It seems mind-boggling. Minnesota public school staff forced a barefoot teenage girl in a wet bathing suit to stand outside in sub-zero weather until she developed frostbite. 

It happened around 8:30 a.m. Wednesday at Como Park High School in St. Paul. Fourteen-year-old Kayona Hagen-Tietz says she was in the school’s pool when the fire alarm went off.


While other students had gotten out earlier and were able to put on dry clothes, Hagen-Tietz said she was rushed out with just her towel.


On Wednesday morning, the temperature was 5 below, and the wind chill was 25 below.

A teacher prevented her from getting her clothes from her locker because the rules stipulate that everyone must immediately leave the building in the event of a fire alarm. Shivering, the student pleaded to be allowed to go inside a car or another building but her request was denied.

Hagen-Tietz asked to wait inside an employee’s car, or at the elementary school across the street. But administrators believed that this would violate official policy, and could get the school in trouble, so they opted to simply let the girl freeze.

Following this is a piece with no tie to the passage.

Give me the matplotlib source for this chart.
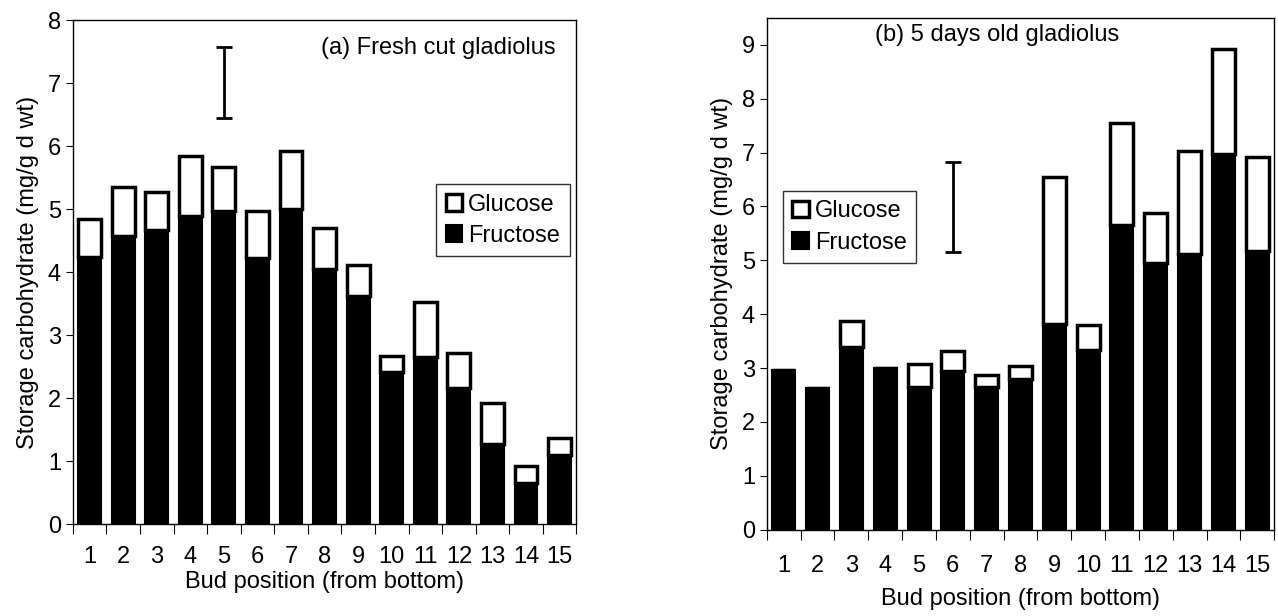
import matplotlib.pyplot as plt
import numpy as np

plt.rcParams['font.family'] = ['Liberation Sans', 'DejaVu Sans']

buds = list(range(1, 16))

# (a) fresh cut: total height and fructose part
fresh_total = [4.85, 5.35, 5.27, 5.85, 5.67, 4.97, 5.93, 4.70, 4.12, 2.67, 3.53, 2.72, 1.93, 0.93, 1.37]
fresh_fructose = [4.25, 4.57, 4.67, 4.90, 4.98, 4.22, 5.00, 4.05, 3.62, 2.42, 2.65, 2.17, 1.27, 0.65, 1.10]
fresh_err = (5, 6.45, 7.57)

# (b) 5 days old
old_total = [2.97, 2.63, 3.88, 3.00, 3.07, 3.32, 2.87, 3.03, 6.55, 3.80, 7.55, 5.88, 7.03, 8.93, 6.92]
old_fructose = [2.97, 2.63, 3.40, 3.00, 2.65, 2.95, 2.65, 2.80, 3.82, 3.33, 5.65, 4.95, 5.12, 6.98, 5.18]
old_err = (6, 5.15, 6.83)

FS = 17

fig = plt.figure(figsize=(12.78, 6.16), dpi=100)
ax1 = fig.add_axes([0.057, 0.149, 0.394, 0.818])
ax2 = fig.add_axes([0.600, 0.140, 0.397, 0.831])


def draw(ax, total, fruc, err, ylim, title, title_xy, title_ha, leg_anchor, tpad, lpad):
    total = np.array(total)
    fruc = np.array(fruc)
    gluc = total - fruc
    ax.bar(buds, fruc, width=0.68, color='black', edgecolor='black', linewidth=1.5, label='Fructose')
    ax.bar(buds, gluc, bottom=fruc, width=0.68, color='white', edgecolor='black',
           linewidth=2.5, label='Glucose')
    ax.errorbar([err[0]], [(err[1] + err[2]) / 2], yerr=[(err[2] - err[1]) / 2],
                color='black', capsize=6, capthick=2, elinewidth=2)
    ax.set_xlim(0.5, 15.5)
    ax.set_ylim(*ylim)
    ax.set_xticks(np.arange(0.5, 16, 1))
    ax.set_xticklabels([])
    ax.set_xticks(buds, minor=True)
    ax.set_xticklabels([str(b) for b in buds], minor=True, fontsize=FS)
    ax.tick_params(axis='x', which='major', length=7, direction='out')
    ax.tick_params(axis='x', which='minor', length=0, pad=tpad)
    ax.set_yticks(range(0, int(ylim[1]) + 1))
    ax.tick_params(axis='y', labelsize=FS, length=5)
    for s in ax.spines.values():
        s.set_linewidth(1)
    ax.set_xlabel('Bud position (from bottom)', fontsize=FS, labelpad=lpad)
    ax.set_ylabel('Storage carbohydrate (mg/g d wt)', fontsize=FS, labelpad=6)
    ax.text(title_xy[0], title_xy[1], title, transform=ax.transAxes, fontsize=FS,
            ha=title_ha, va='center')
    h, l = ax.get_legend_handles_labels()
    ax.legend(h[::-1], l[::-1], loc='upper left', bbox_to_anchor=leg_anchor, fontsize=FS,
              frameon=True, fancybox=False, edgecolor='black', handlelength=0.7,
              handleheight=0.7, handletextpad=0.25, borderpad=0.4, labelspacing=0.4,
              borderaxespad=0)


draw(ax1, fresh_total, fresh_fructose, fresh_err, (0, 8), '(a) Fresh cut gladiolus',
     (0.958, 0.946), 'right', (0.722, 0.675), 16, 2)
draw(ax2, old_total, old_fructose, old_err, (0, 9.5), '(b) 5 days old gladiolus',
     (0.213, 0.967), 'left', (0.032, 0.662), 18, 8)

fig.savefig('out.png', dpi=100)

Students huddled around her and a teacher gave her a coat, but she stood barefoot for ten minutes before obtaining permission to sit in a vehicle. By that point, she had already developed frostbite.

How can something like this happen? Public choice theory offers an important insight: even in the public sector, people tend to act in their own self-interest and respond to incentives.


In this case, each of the rules makes perfect sense in the abstract. The fire alarm may signal a real danger so exiting the building with alacrity is essential. Likewise, rules about keeping students on school property and out of adultsvehicles reflect legitimate concerns about student safety. And yet, in enforcing these safety rules rigidly in an extreme case where they should not apply, the teachers and administrators violated the rules’ very intention. 


Government schools and their employees are not held accountable to parents, but to bureaucrats and their top-down rules. No doubt the school staff were well-intentioned—they recognized the harm this girl was suffering and almost certainly wanted to help her—but they were more afraid of violating the rules. Though the rules were written to protect students, in this case the rules were inimical to a student’s well-being, yet the staff still chose compliance over common sense.


No school is perfect—no human institution is—but incidences like these are much less likely to occur when schools are held directly accountable to parents. The only way to make government schools directly accountable to parents, as their private counter-parts already are, is to enact educational choice programs that empower parents to vote with their (non-frostbitten) feet.